Spanish, Italian, and Other Romance Languages

Romance language editions of Scrabble share structural similarities but differ in crucial details. All must handle vowel-heavy text, conjugation-rich vocabularies, and (in some cases) special characters unique to their language.

Spanish (Scrabble en Español): Uses 100 tiles. Includes the Ñ as a separate tile worth 8 points. RR and LL were historically single tiles (reflecting old Spanish alphabet conventions) but modern editions treat them as two separate letters. CH was also historically one tile but has been separated in current editions.

Italian (Scarabeo): Uses 120 tiles — 20 more than English — reflecting Italian's longer average word length and vowel-heavy construction. Italian has no J, K, W, X, or Y in its standard alphabet, so these tiles are either absent or extremely rare and high-scoring.

Portuguese (Scrabble): Available in both European and Brazilian Portuguese versions with slightly different dictionaries. Includes tiles for Ç (cedilla) and handles accented vowels (Ã, Õ, Á, É, etc.) similarly to French — the base letter tile represents all accented forms.

The common thread across Romance language editions is vowel abundance. Italian, Spanish, and Portuguese all feature higher vowel-to-consonant ratios than English, meaning their Scrabble sets have proportionally more vowel tiles. This shifts strategy toward consonant management — the opposite of English, where vowels are typically the limiting factor for word formation.
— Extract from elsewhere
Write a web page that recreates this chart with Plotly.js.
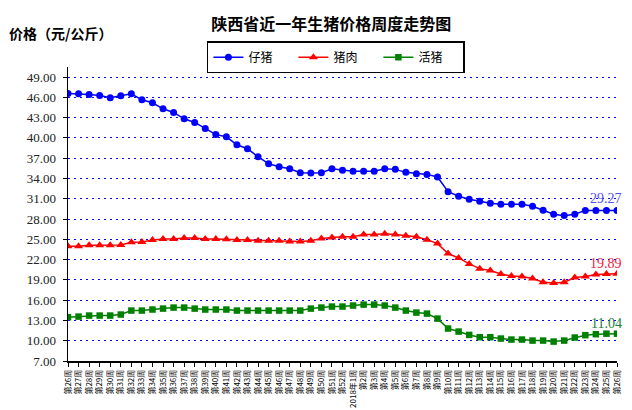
<!DOCTYPE html>
<html>
<head>
<meta charset="utf-8">
<script src="https://cdn.plot.ly/plotly-3.0.1.min.js"></script>
<style>
html,body{margin:0;padding:0;background:#fff;}
#chart{width:632px;height:410px;}
</style>
</head>
<body>
<div id="chart"></div>
<script>
var weekLabels = ["第26周","第27周","第28周","第29周","第30周","第31周","第32周","第33周","第34周","第35周",
  "第36周","第37周","第38周","第39周","第40周","第41周","第42周","第43周","第44周","第45周",
  "第46周","第47周","第48周","第49周","第50周","第51周","第52周","2018年1周","第2周","第3周",
  "第4周","第5周","第6周","第7周","第8周","第9周","第10周","第11周","第12周","第13周",
  "第14周","第15周","第16周","第17周","第18周","第19周","第20周","第21周","第22周","第23周",
  "第24周","第25周","第26周"];

var piglet = [46.57,46.52,46.42,46.28,45.92,46.22,46.52,45.63,45.19,44.30,
  43.76,42.82,42.28,41.40,40.48,40.16,38.98,38.39,37.21,36.17,
  35.73,35.44,34.85,34.80,34.85,35.44,35.20,35.05,35.05,35.05,
  35.44,35.34,34.90,34.70,34.60,34.21,32.04,31.36,30.91,30.62,
  30.32,30.18,30.18,30.18,29.88,29.29,28.70,28.50,28.70,29.27,
  29.27,29.27,29.27];

var pork = [23.97,23.97,24.12,24.12,24.12,24.16,24.56,24.61,24.90,25.05,
  25.05,25.20,25.20,25.05,25.05,25.00,24.90,24.90,24.80,24.80,
  24.80,24.66,24.66,24.80,25.10,25.25,25.39,25.39,25.69,25.69,
  25.83,25.69,25.54,25.39,24.95,24.36,22.88,22.24,21.36,20.66,
  20.37,19.88,19.58,19.48,19.19,18.65,18.55,18.65,19.34,19.48,
  19.78,19.88,19.89];

var livePig = [13.48,13.57,13.72,13.72,13.72,13.87,14.46,14.46,14.61,14.75,
  14.90,14.90,14.75,14.61,14.61,14.61,14.46,14.46,14.46,14.46,
  14.46,14.46,14.46,14.75,14.90,15.05,15.05,15.20,15.34,15.34,
  15.20,14.90,14.46,14.16,14.01,13.27,11.80,11.35,10.86,10.52,
  10.52,10.32,10.17,10.17,10.02,10.02,9.87,10.02,10.47,10.82,
  10.96,11.04,11.04];

var yTicks = [7,10,13,16,19,22,25,28,31,34,37,40,43,46,49];

var seriesNames = ["仔猪","猪肉","活猪"];

var idx = weekLabels.map(function(_, i){ return i; });
var last = idx.length - 1;

var traces = [
  {x: idx, y: piglet, name: seriesNames[0], type: "scatter", mode: "lines+markers",
   line: {color: "#0000ff", width: 1.5}, marker: {symbol: "circle", size: 7, color: "#0000ff"}},
  {x: idx, y: pork, name: seriesNames[1], type: "scatter", mode: "lines+markers",
   line: {color: "#ff0000", width: 1.5}, marker: {symbol: "triangle-up", size: 8, color: "#ff0000"}},
  {x: idx, y: livePig, name: seriesNames[2], type: "scatter", mode: "lines+markers",
   line: {color: "#008000", width: 1.5}, marker: {symbol: "square", size: 6.5, color: "#008000"}}
];

function endLabel(arr, color, ys) {
  return {x: last, y: arr[last], xref: "x", yref: "y", text: arr[last].toFixed(2),
    showarrow: false, xanchor: "center", yanchor: "middle", xshift: -11, yshift: ys,
    font: {family: "Liberation Serif, serif", size: 14, color: color}};
}

var layout = {
  width: 632, height: 410,
  margin: {l: 68, r: 15, t: 67, b: 49},
  paper_bgcolor: "#ffffff", plot_bgcolor: "#ffffff",
  showlegend: true,
  title: {text: "陕西省近一年生猪价格周度走势图", x: 0.524, xref: "container", xanchor: "center",
    y: 0.94, yref: "container", yanchor: "middle",
    font: {family: "Noto Sans CJK SC", size: 16, color: "#000", weight: "bold"}},
  legend: {orientation: "h", x: 0.253, xanchor: "left", y: 1.088, yanchor: "top",
    bordercolor: "#000", borderwidth: 1.5, bgcolor: "#fff",
    entrywidth: 40, entrywidthmode: "pixels",
    font: {family: "Noto Sans CJK SC", size: 12, color: "#000"}},
  xaxis: {type: "linear", range: [0, last], tickmode: "array", tickvals: idx, ticktext: weekLabels,
    tickangle: -90, showgrid: false, zeroline: false, showline: true, linecolor: "#000", linewidth: 1.5,
    ticks: "outside", ticklen: 4, tickcolor: "#000",
    tickfont: {family: "Noto Sans CJK SC", size: 8, color: "#000"}},
  yaxis: {range: [7, 50.48], tickmode: "array", tickvals: yTicks, tickformat: ".2f",
    showgrid: true, gridcolor: "#0000ff", gridwidth: 1, griddash: "2px,4px",
    zeroline: false, showline: true, linecolor: "#000", linewidth: 1.5,
    ticks: "outside", ticklen: 4, tickcolor: "#000", ticklabelstandoff: 4,
    tickfont: {family: "Liberation Serif, serif", size: 13, color: "#222"}},
  annotations: [
    {x: 0, y: 1, xref: "paper", yref: "paper", xanchor: "left", yanchor: "middle",
     xshift: -61, yshift: 34, text: "价格（元/公斤）", showarrow: false,
     font: {family: "Noto Sans CJK SC", size: 14, color: "#000", weight: "bold"}},
    endLabel(piglet, "#5050ee", 12),
    endLabel(pork, "#ee2244", 10.5),
    endLabel(livePig, "#208040", 10.5)
  ]
};

Plotly.newPlot("chart", traces, layout, {staticPlot: true, displayModeBar: false});
</script>
</body>
</html>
For all their differences, these language editions prove that Butts' core insight was universal: a game that combines vocabulary knowledge with positional strategy, balanced by controlled randomness, works in any language. The tile counts and point values change, but the fundamental pleasure of finding the right word in the right place transcends linguistic boundaries. Whether you're placing QUIXOTRY in English, QUARTZO in Portuguese, or LL in Welsh, the satisfaction is the same.